2021-04-18 23:25:09 | つぶやき

昭和62年の記憶⑭ 牛牧神社獅子舞より

 

 昭和62年4月19日には、同期入社した方の結婚式が長野市で行われた。そのあと、現在は中野市であるが、当時下水内郡豊田村であった上今井諏訪神社訪れ、太々神楽を見学した。ここでは「翁」や「へんべ」の面が登上するが、「翁」には文政10年(1827)の年号が、また「へんべ」には安政7年(1860)の年号がそれぞれ書かれており、これらは江戸時代に舞われていたことがかる。しかし、十六座ある曲の中には『吉備楽』と名のる曲が5曲もあり、これは太々神楽本来の内容からいえば異質であり、新しい付加といわれている。『吉備楽』は明治5年に創作されたもので、同11年の御前演奏を機に流行し、上今井でも吉備楽が後に付加されたものなのだろう。
 ここの神楽については、明治時代にある人物のただならぬ思い入れによって栄えたと言われている。その人物は「さとおっしゃん」と呼ばれた佐藤菊太郎だといわれる。文久3年の生まれで、明治中期に大々講をつくり、その楽長となって昭和8年に永眠するまで神楽を盛り立てたという。大正15年には有志を募って伶人会という神楽組織を発足させ、伝統の舞を後世に残そうとされた。

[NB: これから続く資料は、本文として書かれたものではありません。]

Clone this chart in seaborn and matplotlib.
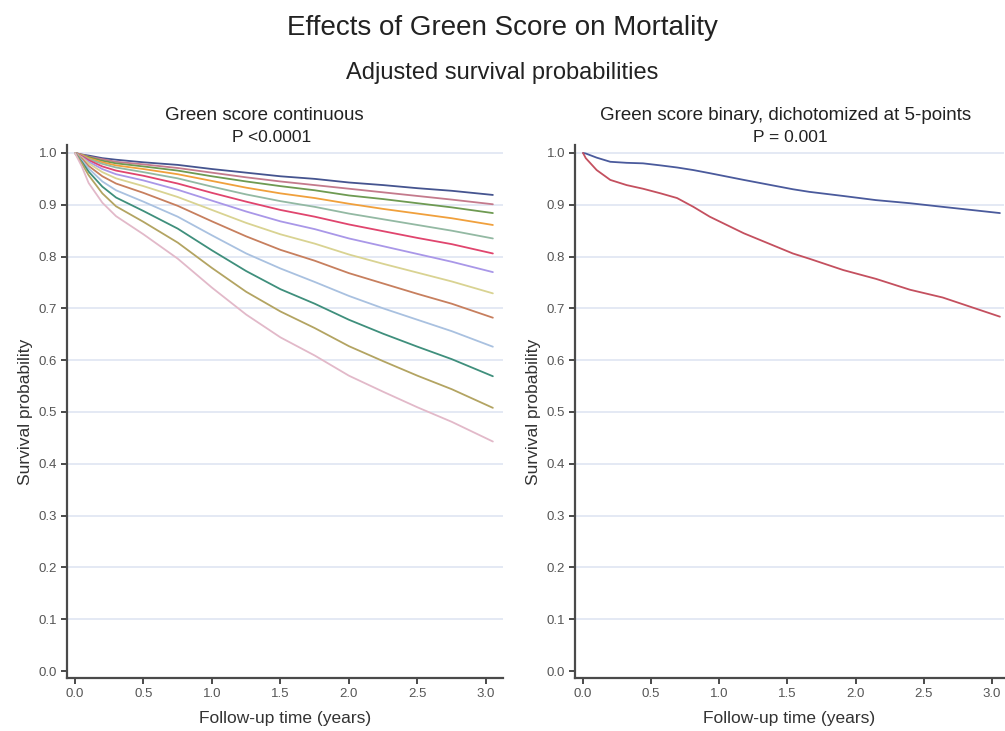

 上今井の祭典は毎年4月20日だったというが、今は第3日曜日となっている。最初の舞は「さんまい」と言われる舞で、米をまき散らしながら舞う。榊の舞、せりふの入る御幣楽、そして翁の舞と続く。「へんべの舞」は男性4人によるもので、とりかぶとを被り、恐ろし気な面をつける。悪鬼を払う意図があるという。その後女の子らによる吉備楽が舞われる。